SET PROBLEM
Stop at the line containing "from matplotlib.ticker import": repeat exactly every line of the entries below from the first up to it, plus that line, with pictures omitted.

RECORDS TO USE
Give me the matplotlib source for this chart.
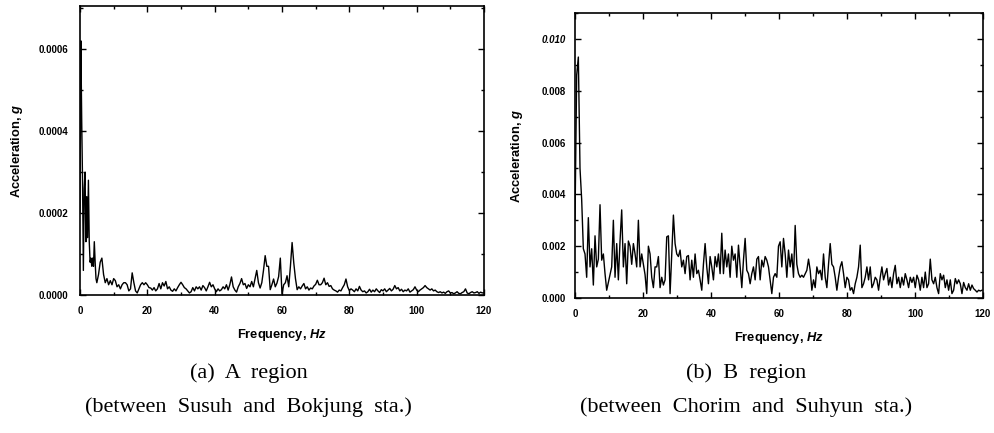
import numpy as np
import matplotlib
matplotlib.use("Agg")
import matplotlib.pyplot as plt
from matplotlib.ticker import MultipleLocator, FormatStrFormatter

plt.rcParams['font.family'] = ['Liberation Sans', 'DejaVu Sans']
plt.rcParams['mathtext.fontset'] = 'custom'
plt.rcParams['mathtext.rm'] = 'Liberation Sans:bold'
plt.rcParams['mathtext.it'] = 'Liberation Sans:italic:bold'
plt.rcParams['mathtext.bf'] = 'Liberation Sans:bold'

# ---- data, A region (units of 1e-5 g)
# 0 - 4.75 Hz, every 0.25 Hz
acc_a_low_1e5 = [20, 62, 43, 28, 6, 26, 30, 13, 24, 14,
                 28, 13, 8, 9, 7, 9, 7, 13, 8, 4]
# 5 - 120 Hz, every 0.5 Hz
acc_a_1e5 = [
    3, 5, 8, 9, 5, 3, 4, 2.5, 3.5, 2.5,
    4, 3.5, 2, 2.5, 1.5, 2.5, 3, 3, 2.5, 1,
    1.5, 5.4, 3, 1, 0.5, 1.5, 2.5, 3, 2.5, 3,
    2.5, 1.8, 1.7, 1.2, 1.8, 1, 1.5, 2.8, 1.5, 3,
    2.2, 3.3, 1.5, 2, 1.2, 0.9, 1.5, 1, 1.8, 2.5,
    3.1, 2.5, 1.8, 1.5, 1, 0.5, 0.8, 1.8, 1, 2,
    1.5, 2, 1.2, 2.3, 1.8, 1, 2, 3.1, 2, 2.5,
    1.5, 0.8, 1.5, 1.0, 1.3, 2.0, 1.5, 2.5, 1.2, 2.5,
    4.4, 2.0, 1.2, 0.7, 2.0, 2.8, 4.0, 2.5, 2.8, 1.6,
    2.5, 2.0, 3.3, 2.0, 4.0, 6.0, 3.0, 1.7, 3.0, 6.0,
    9.6, 7.0, 7.0, 1.3, 2.5, 3.9, 2.0, 2.9, 4.5, 9.0,
    0.2, 2.5, 3.0, 4.7, 2.0, 7.0, 12.8, 7.8, 4.0, 1.3,
    2.0, 1.5, 2.2, 2.8, 1.5, 2.0, 1.2, 1.7, 1.5, 2.2,
    2.6, 3.6, 2.5, 2.5, 3.0, 4.1, 2.5, 3.0, 2.1, 2.3,
    1.5, 1.2, 1.0, 0.7, 1.2, 1.0, 1.8, 2.5, 3.9, 2.0,
    1.1, 1.5, 1.2, 0.8, 1.5, 1.0, 2.1, 1.2, 0.8, 1.0,
    0.5, 0.8, 1.4, 0.7, 1.2, 0.8, 1.5, 1.0, 0.6, 1.3,
    1.0, 1.5, 0.8, 1.2, 1.6, 1.0, 1.4, 2.3, 1.5, 1.8,
    1.0, 1.4, 0.8, 1.2, 1.0, 1.5, 0.7, 1.0, 1.3, 2.0,
    1.2, 0.8, 1.2, 1.5, 1.8, 2.3, 1.8, 1.5, 1.2, 1.5,
    1.0, 1.2, 0.8, 0.6, 0.8, 0.5, 0.7, 0.4, 0.8, 1.0,
    0.5, 0.6, 0.3, 0.5, 0.8, 0.4, 0.3, 0.6, 0.8, 1.5,
    0.5, 0.3, 0.6, 0.8, 0.5, 0.6, 0.8, 0.4, 0.7, 0.5,
    0.6,
]

# ---- data, B region (units of 1e-4 g, evenly sampled from 0 to 119.7 Hz)
acc_b_1e4 = [
    30, 86, 93, 50, 38, 19, 17, 8, 31, 12,
    19, 5, 24, 12, 15, 36, 14.6, 17, 9.4, 3,
    6, 9, 12, 30, 8, 21, 7, 22, 34, 12,
    21, 5.5, 22, 20, 13, 21, 17, 12, 30, 12,
    17, 13, 9, 1.7, 20, 17, 8, 4, 12, 12,
    16, 4, 8, 5, 7, 23.6, 24, 1.7, 17, 32,
    21, 17, 16, 18.5, 12, 14.6, 9.4, 16, 16.4, 7,
    14.6, 8, 17, 9.4, 10.7, 7, 3, 13, 21, 12,
    5.5, 16, 12, 7, 16, 12, 17, 9.4, 25, 9.4,
    18.5, 12, 17, 8, 20, 14.6, 17, 8, 20.4, 12,
    4, 14.6, 23, 10.7, 9.4, 5.5, 9.4, 12, 7, 15,
    16, 7, 14.6, 12, 16, 14.6, 12, 7, 1.7, 8,
    9.4, 8, 20, 21.7, 12, 23, 17, 8, 18.5, 12,
    17, 8, 28, 13, 9.4, 8, 8.8, 8, 9.4, 10.7,
    15, 10.7, 3, 7, 4, 12, 9.4, 10.7, 7, 17,
    8, 4, 13, 21, 13, 12, 8, 3, 8, 12,
    14, 9.4, 4, 8, 7, 3, 4, 1.7, 5.5, 8,
    12, 20.4, 4, 5.5, 8, 12, 7, 12, 4, 5.5,
    8, 7, 3, 8, 12, 7, 9.4, 11.4, 5, 8,
    4, 9.4, 12.6, 5.5, 8, 4, 8, 5, 9.4, 7,
    4, 8, 6, 8, 4, 8.8, 7, 3, 8, 4,
    10, 4, 5.5, 15, 7, 5.5, 8, 4, 1.7, 9.4,
    7, 8.8, 4, 7, 3, 7, 1.7, 3, 7.5, 5.5,
    7, 5.5, 1.7, 6, 4, 3, 5.5, 3, 5, 3.6,
    3, 2.3, 3, 2.7, 3,
]
freq_b_max = 119.7

xticks = [0, 20, 40, 60, 80, 100, 120]
yticks_a = [0.0, 0.0002, 0.0004, 0.0006]
yticks_b = [0.0, 0.002, 0.004, 0.006, 0.008, 0.010]
xlabel = 'Frequency, $Hz$'
ylabel = 'Acceleration, $g$'
captions = [('(a)  A  region', '(between  Susuh  and  Bokjung  sta.)'),
            ('(b)  B  region', '(between  Chorim  and  Suhyun  sta.)')]

freq_a = np.concatenate([np.arange(len(acc_a_low_1e5)) * 0.25,
                         5.0 + np.arange(len(acc_a_1e5)) * 0.5])
acc_a = np.concatenate([acc_a_low_1e5, acc_a_1e5]) * 1e-5
acc_b = np.array(acc_b_1e4) * 1e-4
freq_b = np.linspace(0, freq_b_max, len(acc_b))

W, H = 995, 433
fig = plt.figure(figsize=(W / 100, H / 100), dpi=100)

def px_axes(x0, y0, x1, y1):
    return fig.add_axes([x0 / W, 1 - y1 / H, (x1 - x0) / W, (y1 - y0) / H])

ax_a = px_axes(80, 6, 484, 295)
ax_b = px_axes(575, 13, 983, 298)

def style(ax, yticks, ymax, yminor, fmt, ypad, ylabelpad):
    ax.set_xlim(0, 120)
    ax.set_ylim(0, ymax)
    ax.set_xticks(xticks)
    ax.xaxis.set_minor_locator(MultipleLocator(10))
    ax.set_yticks(yticks)
    ax.yaxis.set_minor_locator(MultipleLocator(yminor))
    ax.yaxis.set_major_formatter(FormatStrFormatter(fmt))
    ax.tick_params(which='both', direction='in', top=True, right=True,
                   width=1.0, labelsize=7)
    ax.tick_params(axis='x', which='both', pad=8)
    ax.tick_params(axis='y', which='both', pad=ypad)
    ax.tick_params(which='major', length=4)
    ax.tick_params(which='minor', length=2.5)
    for lab in ax.get_xticklabels() + ax.get_yticklabels():
        lab.set_fontweight('bold')
    for s in ax.spines.values():
        s.set_linewidth(1.2)
    ax.set_xlabel(xlabel, fontsize=9.3, fontweight='bold', labelpad=7.5)
    ax.set_ylabel(ylabel, fontsize=9.3, fontweight='bold', labelpad=ylabelpad)

ax_a.plot(freq_a, acc_a, color='black', lw=1.0)
style(ax_a, yticks_a, 0.000705, 0.0001, '%.4f', 8.5, 10)
ax_b.plot(freq_b, acc_b, color='black', lw=1.0)
style(ax_b, yticks_b, 0.0110, 0.001, '%.3f', 6.5, 12)
# the top label in panel (b) is printed in italics in the original
ax_b.get_yticklabels()[-1].set_style('italic')

for xc, (c1, c2) in zip([0.25, 0.75], captions):
    fig.text(xc, 1 - 373 / H, c1, ha='center', va='center',
             fontsize=16, family='Liberation Serif')
    fig.text(xc, 1 - 407 / H, c2, ha='center', va='center',
             fontsize=16, family='Liberation Serif')

fig.savefig('out.png', dpi=100)
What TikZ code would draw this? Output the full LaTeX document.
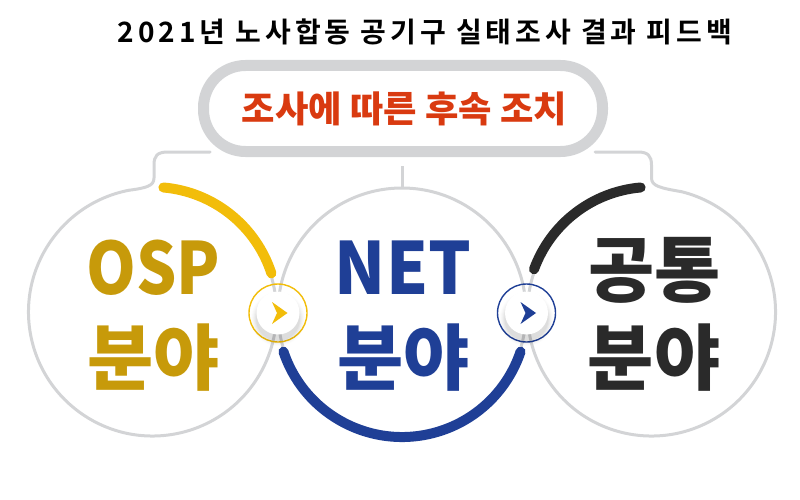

COMPLETE OUTPUT
Give me the matplotlib source for this chart.
import numpy as np
import matplotlib
matplotlib.use("Agg")
import matplotlib.pyplot as plt
from matplotlib.ticker import MultipleLocator, FormatStrFormatter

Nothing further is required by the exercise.